Le bât blesse pourtant sur l’incontournable question des moyens. Alors que les nouvelles orientations proposées reposent largement sur les missions des services pénitentiaires d’insertion et de probation (SPIP), les syndicats auraient aimé que le jury soit plus audacieux sur les modalités de leur capacité d’intervention. Sans plus de précision, celui-ci recommande « un renforcement conséquent des moyens dédiés aux services, dont les effectifs devront se rapprocher des normes européennes en la matière ». Or, selon la synthèse bibliographique produite par le comité d’organisation de la conférence de consensus, les standards européens fixent le ratio à 60 personnes par agent, contre jusqu’à 250 actuellement pour certains services. Les syndicats réclament donc une réduction drastique du nombre de dossiers suivis par agent. Et, au-delà, d’un recrutement massif de conseillers d’insertion et de probation, l’embauche de surveillants, de formateurs ou encore de psychologues supplémentaires afin que les services puissent travailler de manière pluridisciplinaire. « La loi pénitentiaire avait consacré un certain nombre de principes, repris par le jury, qui n’ont pas été mis en application faute de moyens et de volontarisme de l’administration », relève la CGT pénitentiaire. Le gouvernement doit désormais « faire preuve d’une forte volonté politique et déployer des moyens humains et budgétaires à la hauteur des enjeux », prévient la FNARS (Fédération nationale des associations d’accueil et de réinsertion sociale), qui a, avec l’administration pénitentiaire, organisé la participation des personnes en cours de peine à la conférence de consensus. Le Syndicat national de l’ensemble des personnels de l’administration pénitentiaire (Snepap)-FSU s’étonne, pour sa part, de la « timidité du jury » sur la reconnaissance et la valorisation du SPIP en tant que « maître d’œuvre en matière de construction du parcours de peine ».

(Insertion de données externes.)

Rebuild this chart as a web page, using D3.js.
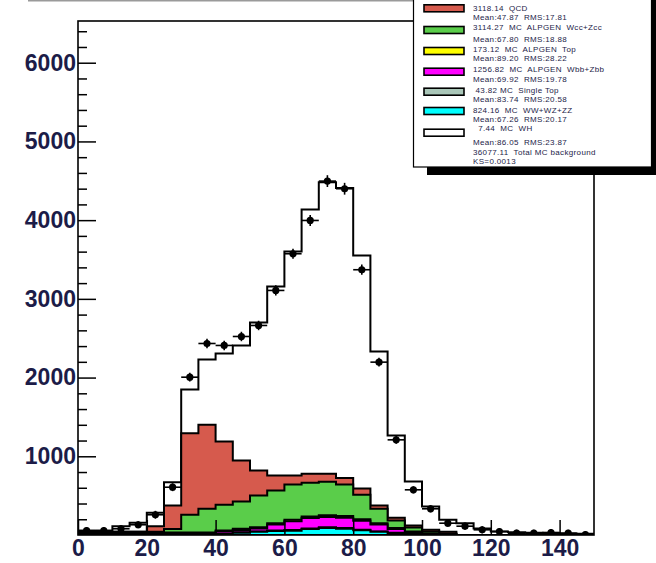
<!DOCTYPE html>
<html><head><meta charset="utf-8">
<script src="https://cdn.jsdelivr.net/npm/d3@7"></script>
<style>body{margin:0;background:#fff}svg{display:block}</style>
</head><body><svg id="c" width="656" height="563"></svg>
<script>
// ---- data (bin lower edges, width 5) ----
const binLow = [0,5,10,15,20,25,30,35,40,45,50,55,60,65,70,75,80,85,90,95,100,105,110,115,120,125,130,135,140,145];
const binWidth = 5;
// stacked MC components, bottom to top
const wwWzZz   = [8,8,8,8,8,8,8,8,10,30,40,50,55,75,90,80,60,40,25,10,5,0,0,0,0,0,0,0,0,0];
const singleTop= [8,8,8,8,8,8,8,8,5,5,5,6,7,7,8,8,7,6,5,4,3,2,0,0,0,0,0,0,0,0];
const wbbZbb   = [8,8,8,8,8,8,8,8,30,29,39,76,113,133,132,132,113,86,45,21,7,3,0,0,0,0,0,0,0,0];
const topPair  = [8,8,8,8,8,8,8,8,12,15,15,18,20,20,20,20,20,18,15,10,5,3,0,0,0,0,0,0,0,0];
const wccZcc   = [8,8,8,8,8,45,225,301,327,347,403,415,447,428,425,400,310,183,94,50,24,10,0,0,0,0,0,0,0,0];
const qcd      = [0,0,0,0,72,298,1037,1067,804,521,318,191,114,115,103,85,80,42,36,26,22,22,0,0,0,0,0,0,0,0];
const wLight   = [15,15,72,115,170,296,555,830,1118,1461,1880,2401,2846,3358,3705,3682,2961,1957,1044,559,296,153,150,82,45,35,30,25,20,15];
// observed data
const dataVals = [57,57,79,130,257,607,2005,2433,2408,2522,2662,3107,3573,3996,4496,4399,3370,2196,1209,574,333,150,112,66,44,23,23,32,23,6];
const dataErr  = [45,45,45,45,50,50,55,60,60,60,60,65,65,70,75,75,65,55,50,45,45,45,45,45,45,45,45,45,45,45];
// axis ticks
const xTickVals = [0,20,40,60,80,100,120,140];
const yTickVals = [1000,2000,3000,4000,5000,6000];
// legend
const legendColors = ["#d65a4d","#5acd4a","#ffff00","#ff00ff","#a9c6b8","#00ffff","#ffffff"];
const legendTitles = ["3118.14  QCD","3114.27  MC  ALPGEN  Wcc+Zcc","173.12  MC  ALPGEN  Top","1256.82  MC  ALPGEN  Wbb+Zbb"," 43.82 MC  Single Top","824.16  MC  WW+WZ+ZZ","  7.44  MC  WH"];
const legendStats  = ["Mean:47.87  RMS:17.81","Mean:67.80  RMS:18.88","Mean:89.20  RMS:28.22","Mean:69.92  RMS:19.78","Mean:83.74  RMS:20.58","Mean:67.26  RMS:20.17","Mean:86.05  RMS:23.87"];
const legendTotal  = ["36077.11  Total MC background","KS=0.0013"];

const stackKeys = ["ww","st","wbb","top","wcc","qcd","wlf"];
const stackSeries = {ww:wwWzZz, st:singleTop, wbb:wbbZbb, top:topPair, wcc:wccZcc, qcd:qcd, wlf:wLight};
const stackColors = {ww:"#00ffff", st:"#a9c6b8", wbb:"#ff00ff", top:"#ffff00", wcc:"#5acd4a", qcd:"#d65a4d", wlf:"#ffffff"};

// ---- drawing ----
const svg = d3.select("#c");
const L=78, T=21, R=594, B=535;
const x = d3.scaleLinear().domain([0,150]).range([L,R]);
const y = d3.scaleLinear().domain([0,6530]).range([B,T]);
const textColor = "#1c1c48";

svg.append("line").attr("x1",28).attr("x2",413).attr("y1",0.7).attr("y2",0.7)
  .attr("stroke","#9a9a9a").attr("stroke-width",1.5);

svg.append("clipPath").attr("id","clip").append("rect")
  .attr("x",L).attr("y",T).attr("width",R-L).attr("height",B-T);
const plot = svg.append("g").attr("clip-path","url(#clip)");

const rows = binLow.map((b,i)=>{const r={b}; stackKeys.forEach(k=>r[k]=stackSeries[k][i]); return r;});
const stacked = d3.stack().keys(stackKeys)(rows);
const area = d3.area().curve(d3.curveStepAfter)
  .x(p=>x(p[0])).y0(y(0)).y1(p=>y(p[1]));
for (let s = stacked.length-1; s>=0; s--) {
  const ser = stacked[s];
  const pts = ser.map(d=>[d.data.b, d[1]]);
  pts.push([binLow[binLow.length-1]+binWidth, ser[ser.length-1][1]]);
  plot.append("path").attr("d", area(pts))
    .attr("fill", stackColors[ser.key]).attr("stroke","#000")
    .attr("stroke-width",2).attr("stroke-linejoin","miter");
}

// data points
const pg = plot.append("g");
binLow.forEach((b,i)=>{
  const v = dataVals[i], e = dataErr[i];
  pg.append("line").attr("x1",x(b)).attr("x2",x(b+binWidth)).attr("y1",y(v)).attr("y2",y(v))
    .attr("stroke","#000").attr("stroke-width",1.6);
  pg.append("line").attr("x1",x(b+binWidth/2)).attr("x2",x(b+binWidth/2)).attr("y1",y(v-e)).attr("y2",y(v+e))
    .attr("stroke","#000").attr("stroke-width",1.6);
  pg.append("circle").attr("cx",x(b+binWidth/2)).attr("cy",y(v)).attr("r",3.6).attr("fill","#000");
});

// y axis (ticks inside)
const yMinor = d3.range(200,6530,200).filter(v=>v%1000!==0);
svg.append("g").attr("transform",`translate(${L},0)`)
  .call(d3.axisLeft(y).tickValues(yMinor).tickSizeInner(-9).tickSizeOuter(0).tickFormat(""))
  .call(g=>{g.select(".domain").remove(); g.selectAll("line").attr("stroke","#000").attr("stroke-width",1.5);});
svg.append("g").attr("transform",`translate(${L},0)`)
  .call(d3.axisLeft(y).tickValues(yTickVals).tickSizeInner(-18).tickSizeOuter(0).tickPadding(2).tickFormat(d3.format("d")))
  .call(g=>{g.select(".domain").remove(); g.selectAll("line").attr("stroke","#000").attr("stroke-width",1.5);
    g.selectAll("text").attr("fill",textColor).style("font-family","'Liberation Sans',Arial,sans-serif")
     .style("font-size","23px").style("font-weight","bold");});

// x axis
svg.append("g").attr("transform",`translate(0,${B})`)
  .call(d3.axisBottom(x).tickValues(xTickVals).tickSizeInner(-15).tickSizeOuter(0).tickPadding(5).tickFormat(d3.format("d")))
  .call(g=>{g.select(".domain").remove(); g.selectAll("line").attr("stroke","#000").attr("stroke-width",1.5);
    g.selectAll("text").attr("fill",textColor).style("font-family","'Liberation Sans',Arial,sans-serif")
     .style("font-size","23px").style("font-weight","bold");});

// frame
svg.append("rect").attr("x",L).attr("y",T).attr("width",R-L).attr("height",B-T)
  .attr("fill","none").attr("stroke","#000").attr("stroke-width",1.6);

// legend
const lg = svg.append("g");
lg.append("rect").attr("x",427).attr("y",-5).attr("width",240).attr("height",180).attr("fill","#000");
lg.append("rect").attr("x",413.5).attr("y",-3).attr("width",238).attr("height",170).attr("fill","#fff")
  .attr("stroke","#000").attr("stroke-width",1.2);
const swY = [8.3,30,51,71.7,91.7,111,132.7];
const titleY = [8,27,49.3,69,90,110,128.8];
const statY = [17.5,39,58.5,79,99.3,119.3,142.7];
legendColors.forEach((c,i)=>{
  lg.append("rect").attr("x",424).attr("y",swY[i]-3.5).attr("width",40).attr("height",7)
    .attr("fill",c).attr("stroke","#000").attr("stroke-width",1.6);
});
const lt = (t,yy)=>lg.append("text").attr("x",473).attr("y",yy).attr("dominant-baseline","central")
  .attr("xml:space","preserve").style("white-space","pre").style("letter-spacing","0.35px")
  .attr("fill",textColor).style("font-family","'Liberation Sans',Arial,sans-serif").style("font-size","8px").text(t);
legendTitles.forEach((t,i)=>lt(t,titleY[i]));
legendStats.forEach((t,i)=>lt(t,statY[i]));
lt(legendTotal[0],152.7); lt(legendTotal[1],161.5);
</script></body></html>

Innovation majeure, la création d’une nouvelle peine de probation, de nature à favoriser un accompagnement social individualisé et à remplacer les courtes peines de prison, suscite beaucoup d’attentes. D’autant que la garde des Sceaux a déjà annoncé vouloir la mettre en œuvre. « Le rapport reste néanmoins relativement pauvre » sur son contenu, regrette l’Observatoire international des prisons. Si plusieurs pistes sont évoquées sur les modes de réparation ou sur les facteurs d’insertion, « tout un pan de la recherche est occulté s’agissant de méthodes de prise en charge évaluées comme les plus pertinentes à l’étranger ». L’organisation y voit le risque de se cantonner dans « un nouvel habillage de l’existant ». Elle juge, par ailleurs, trop timorées les préconisations visant à « aller dans le sens d’une citoyenneté renforcée » du détenu. Le jury demande notamment d’adapter, « dans toute la mesure du possible », le droit du travail au milieu carcéral.

Entre autres avancées, le rapport émet des propositions pour éviter les ruptures de prise en charge des jeunes majeurs par la protection judiciaire de la jeunesse. Cette volonté rejoint celle de la garde des Sceaux, qui a indiqué, le 12 février dernier, « se reposer la question de la prise en charge des mesures en assistance éducative et dans le cadre du décret de 1975 sur les jeunes majeurs ». Le Syndicat national des personnels de l’éducatif et du social (SNPES)-PJJ se réjouit de cette perspective : « Nous avions demandé à la fois la restauration de la protection des jeunes majeurs au civil par la PJJ et la possibilité de poursuivre au-delà de l’âge de 18 ans les mesures pénales, alors qu’aujourd’hui, la prise en charge est interrompue à la majorité ou transférée vers les SPIP », explique Maria Inès, co-secrétaire nationale du syndicat. Une ambition qui, là encore, ne pourra être concrétisée à moyens constants.